### What is asked
Each entry must be given again exactly; images do not belong in the copy.

### Extracted material
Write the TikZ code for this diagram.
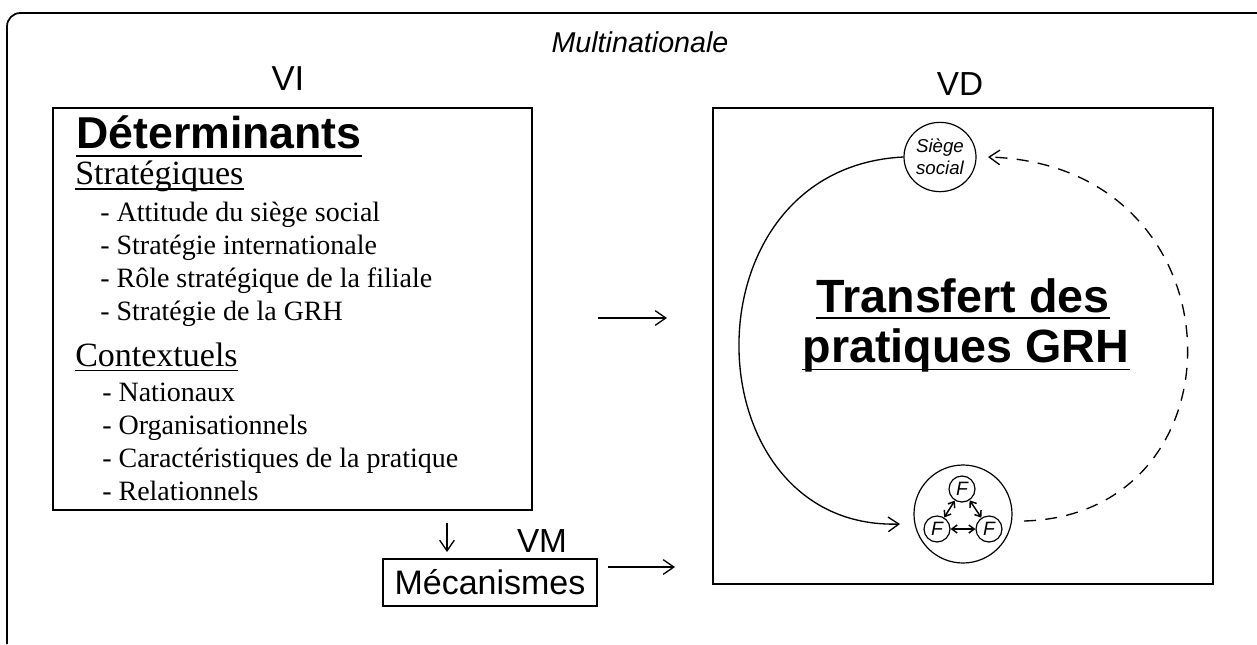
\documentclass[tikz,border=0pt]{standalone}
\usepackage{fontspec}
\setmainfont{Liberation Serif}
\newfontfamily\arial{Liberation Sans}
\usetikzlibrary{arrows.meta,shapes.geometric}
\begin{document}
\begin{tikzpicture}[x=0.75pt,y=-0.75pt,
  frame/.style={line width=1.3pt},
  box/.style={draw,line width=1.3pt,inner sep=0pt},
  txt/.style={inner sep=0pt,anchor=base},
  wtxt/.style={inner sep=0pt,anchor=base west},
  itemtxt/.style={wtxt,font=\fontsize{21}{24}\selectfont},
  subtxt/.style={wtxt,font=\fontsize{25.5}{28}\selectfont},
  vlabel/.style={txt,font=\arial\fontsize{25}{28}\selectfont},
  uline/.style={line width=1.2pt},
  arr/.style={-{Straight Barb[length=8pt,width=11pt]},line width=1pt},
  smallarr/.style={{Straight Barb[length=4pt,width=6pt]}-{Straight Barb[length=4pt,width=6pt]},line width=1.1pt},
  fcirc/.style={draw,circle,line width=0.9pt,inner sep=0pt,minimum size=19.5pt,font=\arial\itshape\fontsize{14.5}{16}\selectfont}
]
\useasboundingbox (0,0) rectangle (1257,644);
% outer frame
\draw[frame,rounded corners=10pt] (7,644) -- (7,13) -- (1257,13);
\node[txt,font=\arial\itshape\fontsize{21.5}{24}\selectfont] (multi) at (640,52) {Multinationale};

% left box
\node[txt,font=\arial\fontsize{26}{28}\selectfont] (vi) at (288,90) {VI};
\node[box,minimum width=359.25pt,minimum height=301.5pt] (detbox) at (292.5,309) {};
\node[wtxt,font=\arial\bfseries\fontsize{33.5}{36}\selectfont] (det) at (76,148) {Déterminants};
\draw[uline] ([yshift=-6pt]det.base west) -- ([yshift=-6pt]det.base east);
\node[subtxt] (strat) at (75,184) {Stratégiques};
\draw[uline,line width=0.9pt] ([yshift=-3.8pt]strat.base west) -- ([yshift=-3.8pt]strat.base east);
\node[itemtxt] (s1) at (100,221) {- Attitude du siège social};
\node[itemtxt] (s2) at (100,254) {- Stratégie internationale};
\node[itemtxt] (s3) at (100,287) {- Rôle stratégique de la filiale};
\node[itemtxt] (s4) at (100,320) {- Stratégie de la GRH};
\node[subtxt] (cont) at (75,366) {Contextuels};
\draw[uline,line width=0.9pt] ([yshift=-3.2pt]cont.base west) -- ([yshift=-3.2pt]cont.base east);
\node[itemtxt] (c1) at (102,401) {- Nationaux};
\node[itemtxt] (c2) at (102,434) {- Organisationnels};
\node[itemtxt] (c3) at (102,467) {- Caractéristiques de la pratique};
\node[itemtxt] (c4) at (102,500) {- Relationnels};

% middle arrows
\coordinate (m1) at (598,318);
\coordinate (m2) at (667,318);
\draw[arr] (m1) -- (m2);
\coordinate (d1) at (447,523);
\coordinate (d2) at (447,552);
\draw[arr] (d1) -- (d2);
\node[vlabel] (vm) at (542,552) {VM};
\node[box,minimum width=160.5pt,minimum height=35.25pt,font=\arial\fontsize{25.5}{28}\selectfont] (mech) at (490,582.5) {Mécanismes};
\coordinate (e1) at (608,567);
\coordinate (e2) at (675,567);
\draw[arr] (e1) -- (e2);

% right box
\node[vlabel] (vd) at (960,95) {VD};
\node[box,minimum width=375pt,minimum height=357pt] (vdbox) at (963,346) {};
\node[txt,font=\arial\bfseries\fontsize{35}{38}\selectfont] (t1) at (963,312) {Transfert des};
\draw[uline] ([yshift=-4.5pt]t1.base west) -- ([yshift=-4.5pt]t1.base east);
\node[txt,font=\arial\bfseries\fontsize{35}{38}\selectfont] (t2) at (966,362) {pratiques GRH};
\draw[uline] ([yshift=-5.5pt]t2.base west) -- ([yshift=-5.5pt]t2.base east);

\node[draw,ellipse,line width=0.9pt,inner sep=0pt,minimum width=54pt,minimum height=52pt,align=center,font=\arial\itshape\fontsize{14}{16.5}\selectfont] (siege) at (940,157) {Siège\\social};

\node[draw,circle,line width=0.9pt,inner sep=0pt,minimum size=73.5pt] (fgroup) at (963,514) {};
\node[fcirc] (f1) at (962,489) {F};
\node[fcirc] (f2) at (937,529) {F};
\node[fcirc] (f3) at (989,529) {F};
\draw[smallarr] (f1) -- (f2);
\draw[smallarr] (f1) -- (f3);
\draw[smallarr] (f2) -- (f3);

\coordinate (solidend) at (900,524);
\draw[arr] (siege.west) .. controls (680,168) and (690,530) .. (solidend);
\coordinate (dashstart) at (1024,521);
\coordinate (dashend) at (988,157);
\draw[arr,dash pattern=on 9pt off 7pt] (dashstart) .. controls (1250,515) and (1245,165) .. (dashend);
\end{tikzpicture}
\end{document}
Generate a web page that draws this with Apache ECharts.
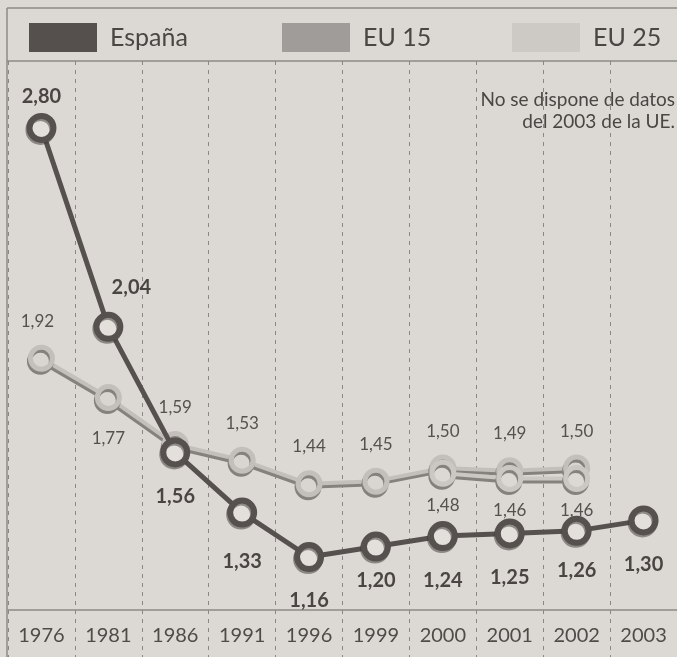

### Task solution
Write the TikZ code for this diagram.
\documentclass[tikz,border=0pt]{standalone}
\usepackage{fontspec}
\setmainfont{Liberation Serif}
\newfontfamily\arial{Liberation Sans}
\usetikzlibrary{arrows.meta,shapes.geometric}
\begin{document}
\begin{tikzpicture}[x=0.75pt,y=-0.75pt,
  frame/.style={line width=1.3pt},
  box/.style={draw,line width=1.3pt,inner sep=0pt},
  txt/.style={inner sep=0pt,anchor=base},
  wtxt/.style={inner sep=0pt,anchor=base west},
  itemtxt/.style={wtxt,font=\fontsize{21}{24}\selectfont},
  subtxt/.style={wtxt,font=\fontsize{25.5}{28}\selectfont},
  vlabel/.style={txt,font=\arial\fontsize{25}{28}\selectfont},
  uline/.style={line width=1.2pt},
  arr/.style={-{Straight Barb[length=8pt,width=11pt]},line width=1pt},
  smallarr/.style={{Straight Barb[length=4pt,width=6pt]}-{Straight Barb[length=4pt,width=6pt]},line width=1.1pt},
  fcirc/.style={draw,circle,line width=0.9pt,inner sep=0pt,minimum size=19.5pt,font=\arial\itshape\fontsize{14.5}{16}\selectfont}
]
\useasboundingbox (0,0) rectangle (1257,644);
% outer frame
\draw[frame,rounded corners=10pt] (7,644) -- (7,13) -- (1257,13);
\node[txt,font=\arial\itshape\fontsize{21.5}{24}\selectfont] (multi) at (640,52) {Multinationale};

% left box
\node[txt,font=\arial\fontsize{26}{28}\selectfont] (vi) at (288,90) {VI};
\node[box,minimum width=359.25pt,minimum height=301.5pt] (detbox) at (292.5,309) {};
\node[wtxt,font=\arial\bfseries\fontsize{33.5}{36}\selectfont] (det) at (76,148) {Déterminants};
\draw[uline] ([yshift=-6pt]det.base west) -- ([yshift=-6pt]det.base east);
\node[subtxt] (strat) at (75,184) {Stratégiques};
\draw[uline,line width=0.9pt] ([yshift=-3.8pt]strat.base west) -- ([yshift=-3.8pt]strat.base east);
\node[itemtxt] (s1) at (100,221) {- Attitude du siège social};
\node[itemtxt] (s2) at (100,254) {- Stratégie internationale};
\node[itemtxt] (s3) at (100,287) {- Rôle stratégique de la filiale};
\node[itemtxt] (s4) at (100,320) {- Stratégie de la GRH};
\node[subtxt] (cont) at (75,366) {Contextuels};
\draw[uline,line width=0.9pt] ([yshift=-3.2pt]cont.base west) -- ([yshift=-3.2pt]cont.base east);
\node[itemtxt] (c1) at (102,401) {- Nationaux};
\node[itemtxt] (c2) at (102,434) {- Organisationnels};
\node[itemtxt] (c3) at (102,467) {- Caractéristiques de la pratique};
\node[itemtxt] (c4) at (102,500) {- Relationnels};

% middle arrows
\coordinate (m1) at (598,318);
\coordinate (m2) at (667,318);
\draw[arr] (m1) -- (m2);
\coordinate (d1) at (447,523);
\coordinate (d2) at (447,552);
\draw[arr] (d1) -- (d2);
\node[vlabel] (vm) at (542,552) {VM};
\node[box,minimum width=160.5pt,minimum height=35.25pt,font=\arial\fontsize{25.5}{28}\selectfont] (mech) at (490,582.5) {Mécanismes};
\coordinate (e1) at (608,567);
\coordinate (e2) at (675,567);
\draw[arr] (e1) -- (e2);

% right box
\node[vlabel] (vd) at (960,95) {VD};
\node[box,minimum width=375pt,minimum height=357pt] (vdbox) at (963,346) {};
\node[txt,font=\arial\bfseries\fontsize{35}{38}\selectfont] (t1) at (963,312) {Transfert des};
\draw[uline] ([yshift=-4.5pt]t1.base west) -- ([yshift=-4.5pt]t1.base east);
\node[txt,font=\arial\bfseries\fontsize{35}{38}\selectfont] (t2) at (966,362) {pratiques GRH};
\draw[uline] ([yshift=-5.5pt]t2.base west) -- ([yshift=-5.5pt]t2.base east);

\node[draw,ellipse,line width=0.9pt,inner sep=0pt,minimum width=54pt,minimum height=52pt,align=center,font=\arial\itshape\fontsize{14}{16.5}\selectfont] (siege) at (940,157) {Siège\\social};

\node[draw,circle,line width=0.9pt,inner sep=0pt,minimum size=73.5pt] (fgroup) at (963,514) {};
\node[fcirc] (f1) at (962,489) {F};
\node[fcirc] (f2) at (937,529) {F};
\node[fcirc] (f3) at (989,529) {F};
\draw[smallarr] (f1) -- (f2);
\draw[smallarr] (f1) -- (f3);
\draw[smallarr] (f2) -- (f3);

\coordinate (solidend) at (900,524);
\draw[arr] (siege.west) .. controls (680,168) and (690,530) .. (solidend);
\coordinate (dashstart) at (1024,521);
\coordinate (dashend) at (988,157);
\draw[arr,dash pattern=on 9pt off 7pt] (dashstart) .. controls (1250,515) and (1245,165) .. (dashend);
\end{tikzpicture}
\end{document}
Generate a web page that draws this with Apache ECharts.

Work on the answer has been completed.